Tax Allocations with Respect to the Properties
Under Section 704(c) of the Code, items of income, gain, loss, and deduction attributable to appreciated or depreciated property that is contributed to a partnership (including a limited liability company treated as a partnership for U.S. federal income tax purposes) in exchange for an interest in the partnership must be allocated in a manner so that the contributing partner is charged with the unrealized gain or benefits from the unrealized loss associated with the property at the time of the contribution. The amount of the unrealized gain or unrealized loss generally is equal to the difference between the fair market value or book value and the adjusted tax basis of the contributed property at the time of contribution (this difference is referred to as a book-tax difference), as adjusted from time to time. These allocations are solely for U.S. federal income tax purposes and do not affect the book capital accounts or other economic or legal arrangements among the partners.
The Operating Partnership may, from time to time, acquire interests in property in exchange for interests in the Operating Partnership. In that case, the tax basis of these property interests will generally carry over to the Operating Partnership, notwithstanding their different book (i.e., fair market) value. The Partnership Agreement will require that income and loss allocations with respect to these properties be made in a manner consistent with Section 704(c) of the Code. Treasury Regulations issued under Section 704(c) of the Code provide partnerships (including a limited liability company treated as a partnership for U.S. federal income tax purposes) with a choice of several methods of accounting for book-tax differences.
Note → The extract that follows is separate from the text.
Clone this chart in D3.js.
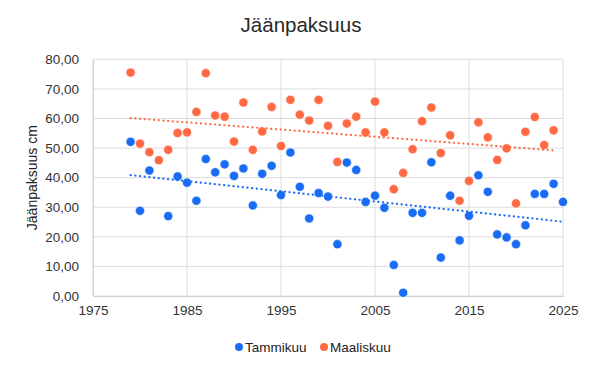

Depending on the method we choose in connection with any particular contribution, and as adjusted from time to time, the carryover basis of each of the contributed interests in the properties in the hands of the Operating Partnership:
could cause us to be allocated lower amounts of depreciation deductions for tax purposes than would be allocated to us if any of the contributed properties were to have a tax basis equal to its respective fair market value at the time of the contribution; and
could cause us to be allocated taxable gain in the event of a sale of such contributed interests or properties in excess of the economic or book income allocated to us as a result of such sale, with a corresponding benefit to the other partners in the Operating Partnership.
An allocation described in the second bullet point above might cause us or the other partners to recognize taxable income in excess of cash proceeds in the event of a sale or other disposition of property, which might adversely affect our ability to comply with the REIT distribution requirements. See “—Requirements for Qualification as a REIT” and “—Annual Distribution Requirements.”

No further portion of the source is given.